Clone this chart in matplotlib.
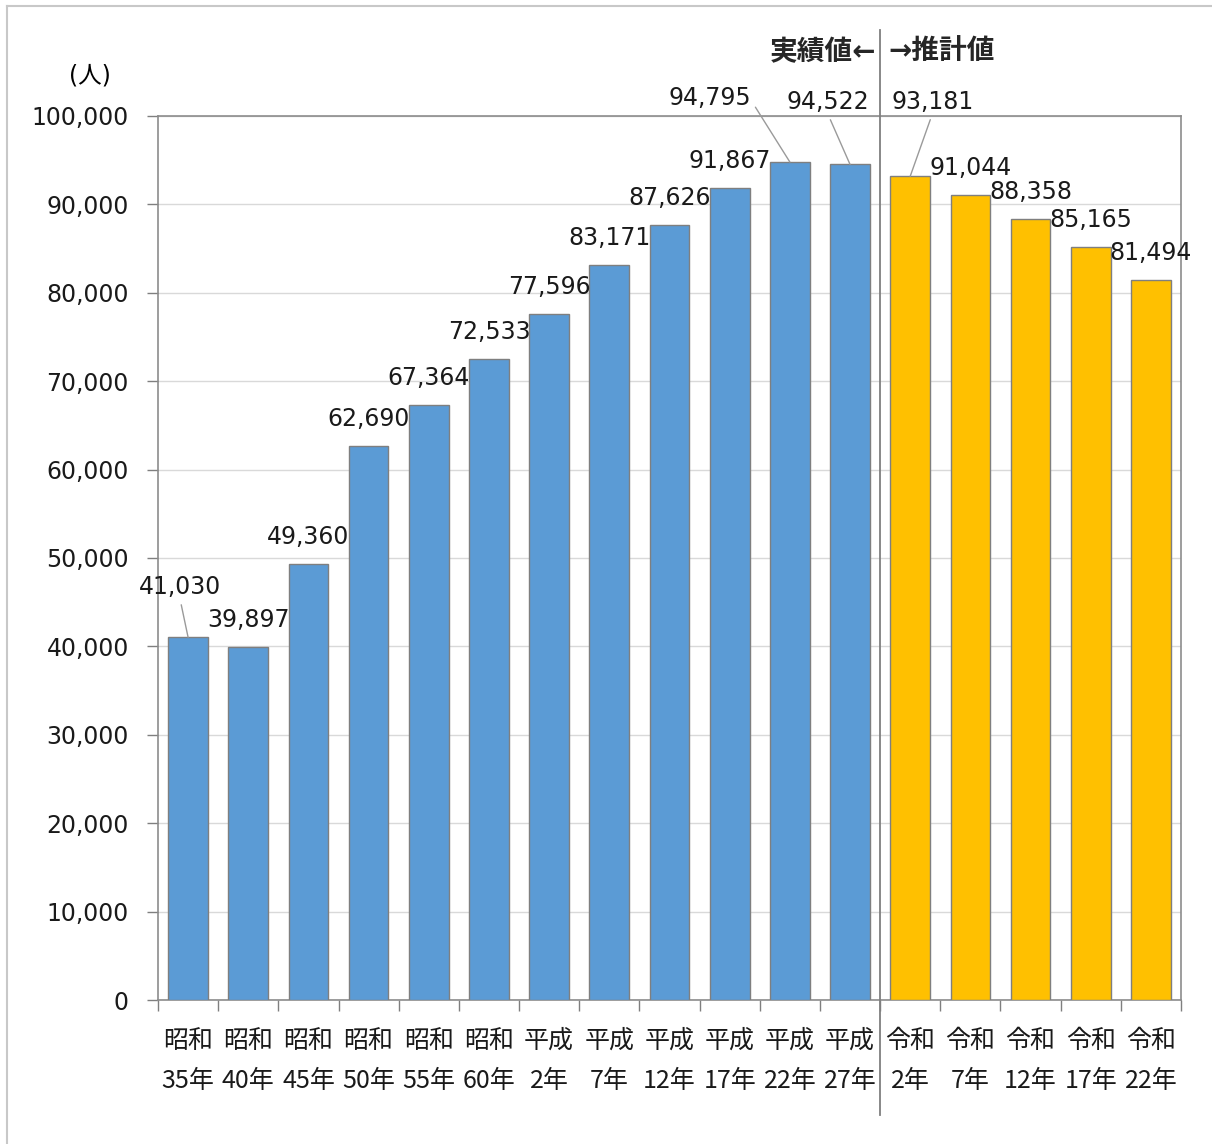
import numpy as np
import matplotlib
matplotlib.use("Agg")
import matplotlib.pyplot as plt
from matplotlib.lines import Line2D

# 数字は DejaVu、漢字は Noto Sans CJK JP で描く
plt.rcParams['font.family'] = ['DejaVu Sans', 'Noto Sans CJK JP']
CJK = ['Noto Sans CJK JP', 'DejaVu Sans']

# 年次ラベル（2段表記）と人口
eras = ["昭和"] * 6 + ["平成"] * 6 + ["令和"] * 5
years = ["35年", "40年", "45年", "50年", "55年", "60年",
         "2年", "7年", "12年", "17年", "22年", "27年",
         "2年", "7年", "12年", "17年", "22年"]
population = [41030, 39897, 49360, 62690, 67364, 72533,
              77596, 83171, 87626, 91867, 94795, 94522,
              93181, 91044, 88358, 85165, 81494]
n_actual = 12  # 平成27年までが実績値、それ以降が推計値

y_ticks = np.arange(0, 100001, 10000)

# ラベル位置（棒の上端からのずれ、ピクセル）と引き出し線の有無
label_offsets = {0: (-8, 50), 10: (-80, 64), 11: (-22, 62), 12: (22, 74)}
leader = {0: (0.5, 0.0), 10: (1.0, 0.4), 11: (0.5, 0.0), 12: (0.5, 0.0)}

BLUE = "#5B9BD5"
ORANGE = "#FFC000"
EDGE = "#7F7F7F"

fig = plt.figure(figsize=(12.12, 11.44), dpi=100)
ax = fig.add_axes([158 / 1212, 1 - 1000 / 1144, (1181 - 158) / 1212, 884 / 1144])

x = np.arange(len(population))
colors = [BLUE if i < n_actual else ORANGE for i in x]
ax.bar(x, population, width=0.66, color=colors, edgecolor=EDGE, linewidth=1.0, zorder=3)

ax.set_xlim(-0.5, len(population) - 0.5)
ax.set_ylim(0, 100000)
ax.set_yticks(y_ticks)
ax.set_yticklabels([f"{v:,}" for v in y_ticks])
ax.yaxis.grid(True, color="#D9D9D9", linewidth=1.0, zorder=0)
ax.set_axisbelow(True)

# 目盛りは区切り位置に、ラベルは各棒の下に
ax.set_xticks(np.arange(-0.5, len(population)), minor=False)
ax.set_xticklabels([])
ax.set_xticks(x, minor=True)
ax.set_xticklabels([f"{e}\n{y}" for e, y in zip(eras, years)], minor=True,
                   fontsize=18, linespacing=1.72, color="#1A1A1A", family=CJK)
ax.tick_params(axis="x", which="major", direction="out", length=8, color=EDGE, width=1)
ax.tick_params(axis="x", which="minor", length=0, pad=20)
ax.tick_params(axis="y", direction="out", length=8, color=EDGE, width=1,
               labelsize=17, pad=13, labelcolor="#1A1A1A")

for s in ax.spines.values():
    s.set_color("#8C8C8C")
    s.set_linewidth(1.2)

# 数値ラベル
for i, v in enumerate(population):
    dx, dy = label_offsets.get(i, (0, 27))
    arrow = None
    if i in leader:
        arrow = dict(arrowstyle="-", color="#9A9A9A", lw=1.0,
                     relpos=leader[i], shrinkA=2, shrinkB=0)
    ax.annotate(f"{v:,}", xy=(i, v), xytext=(dx, dy), textcoords="offset pixels",
                ha="center", va="center", fontsize=17, color="#1A1A1A",
                arrowprops=arrow, zorder=5, annotation_clip=False)

# 実績値と推計値の区切り線
ax.axvline(n_actual - 0.5, ymin=-0.13, ymax=1.097, color="#7F7F7F",
           linewidth=1.3, clip_on=False, zorder=4)
ax.text(n_actual - 0.57, 1.072, "実績値←", transform=ax.get_xaxis_transform(),
        ha="right", va="center", fontsize=20, fontweight="bold", color="#262626")
ax.text(n_actual - 0.36, 1.072, "→推計値", transform=ax.get_xaxis_transform(),
        ha="left", va="center", fontsize=20, fontweight="bold", color="#262626")

fig.text(90 / 1212, 1 - 76 / 1144, "(人)", ha="center", va="center", fontsize=17)

# 外枠
fig.add_artist(Line2D([7 / 1212, 7 / 1212], [0, 1 - 6 / 1144], color="#C8C8C8", lw=1.5))
fig.add_artist(Line2D([7 / 1212, 1], [1 - 6 / 1144, 1 - 6 / 1144], color="#C8C8C8", lw=1.5))

fig.savefig("out.png", dpi=100)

___

- _Aim_: Copy the material above in full and exactly, skipping pictures.

- _Exercise solution_:
Clone this chart in matplotlib.
import numpy as np
import matplotlib
matplotlib.use("Agg")
import matplotlib.pyplot as plt
from matplotlib.lines import Line2D

# 数字は DejaVu、漢字は Noto Sans CJK JP で描く
plt.rcParams['font.family'] = ['DejaVu Sans', 'Noto Sans CJK JP']
CJK = ['Noto Sans CJK JP', 'DejaVu Sans']

# 年次ラベル（2段表記）と人口
eras = ["昭和"] * 6 + ["平成"] * 6 + ["令和"] * 5
years = ["35年", "40年", "45年", "50年", "55年", "60年",
         "2年", "7年", "12年", "17年", "22年", "27年",
         "2年", "7年", "12年", "17年", "22年"]
population = [41030, 39897, 49360, 62690, 67364, 72533,
              77596, 83171, 87626, 91867, 94795, 94522,
              93181, 91044, 88358, 85165, 81494]
n_actual = 12  # 平成27年までが実績値、それ以降が推計値

y_ticks = np.arange(0, 100001, 10000)

# ラベル位置（棒の上端からのずれ、ピクセル）と引き出し線の有無
label_offsets = {0: (-8, 50), 10: (-80, 64), 11: (-22, 62), 12: (22, 74)}
leader = {0: (0.5, 0.0), 10: (1.0, 0.4), 11: (0.5, 0.0), 12: (0.5, 0.0)}

BLUE = "#5B9BD5"
ORANGE = "#FFC000"
EDGE = "#7F7F7F"

fig = plt.figure(figsize=(12.12, 11.44), dpi=100)
ax = fig.add_axes([158 / 1212, 1 - 1000 / 1144, (1181 - 158) / 1212, 884 / 1144])

x = np.arange(len(population))
colors = [BLUE if i < n_actual else ORANGE for i in x]
ax.bar(x, population, width=0.66, color=colors, edgecolor=EDGE, linewidth=1.0, zorder=3)

ax.set_xlim(-0.5, len(population) - 0.5)
ax.set_ylim(0, 100000)
ax.set_yticks(y_ticks)
ax.set_yticklabels([f"{v:,}" for v in y_ticks])
ax.yaxis.grid(True, color="#D9D9D9", linewidth=1.0, zorder=0)
ax.set_axisbelow(True)

# 目盛りは区切り位置に、ラベルは各棒の下に
ax.set_xticks(np.arange(-0.5, len(population)), minor=False)
ax.set_xticklabels([])
ax.set_xticks(x, minor=True)
ax.set_xticklabels([f"{e}\n{y}" for e, y in zip(eras, years)], minor=True,
                   fontsize=18, linespacing=1.72, color="#1A1A1A", family=CJK)
ax.tick_params(axis="x", which="major", direction="out", length=8, color=EDGE, width=1)
ax.tick_params(axis="x", which="minor", length=0, pad=20)
ax.tick_params(axis="y", direction="out", length=8, color=EDGE, width=1,
               labelsize=17, pad=13, labelcolor="#1A1A1A")

for s in ax.spines.values():
    s.set_color("#8C8C8C")
    s.set_linewidth(1.2)

# 数値ラベル
for i, v in enumerate(population):
    dx, dy = label_offsets.get(i, (0, 27))
    arrow = None
    if i in leader:
        arrow = dict(arrowstyle="-", color="#9A9A9A", lw=1.0,
                     relpos=leader[i], shrinkA=2, shrinkB=0)
    ax.annotate(f"{v:,}", xy=(i, v), xytext=(dx, dy), textcoords="offset pixels",
                ha="center", va="center", fontsize=17, color="#1A1A1A",
                arrowprops=arrow, zorder=5, annotation_clip=False)

# 実績値と推計値の区切り線
ax.axvline(n_actual - 0.5, ymin=-0.13, ymax=1.097, color="#7F7F7F",
           linewidth=1.3, clip_on=False, zorder=4)
ax.text(n_actual - 0.57, 1.072, "実績値←", transform=ax.get_xaxis_transform(),
        ha="right", va="center", fontsize=20, fontweight="bold", color="#262626")
ax.text(n_actual - 0.36, 1.072, "→推計値", transform=ax.get_xaxis_transform(),
        ha="left", va="center", fontsize=20, fontweight="bold", color="#262626")

fig.text(90 / 1212, 1 - 76 / 1144, "(人)", ha="center", va="center", fontsize=17)

# 外枠
fig.add_artist(Line2D([7 / 1212, 7 / 1212], [0, 1 - 6 / 1144], color="#C8C8C8", lw=1.5))
fig.add_artist(Line2D([7 / 1212, 1], [1 - 6 / 1144, 1 - 6 / 1144], color="#C8C8C8", lw=1.5))

fig.savefig("out.png", dpi=100)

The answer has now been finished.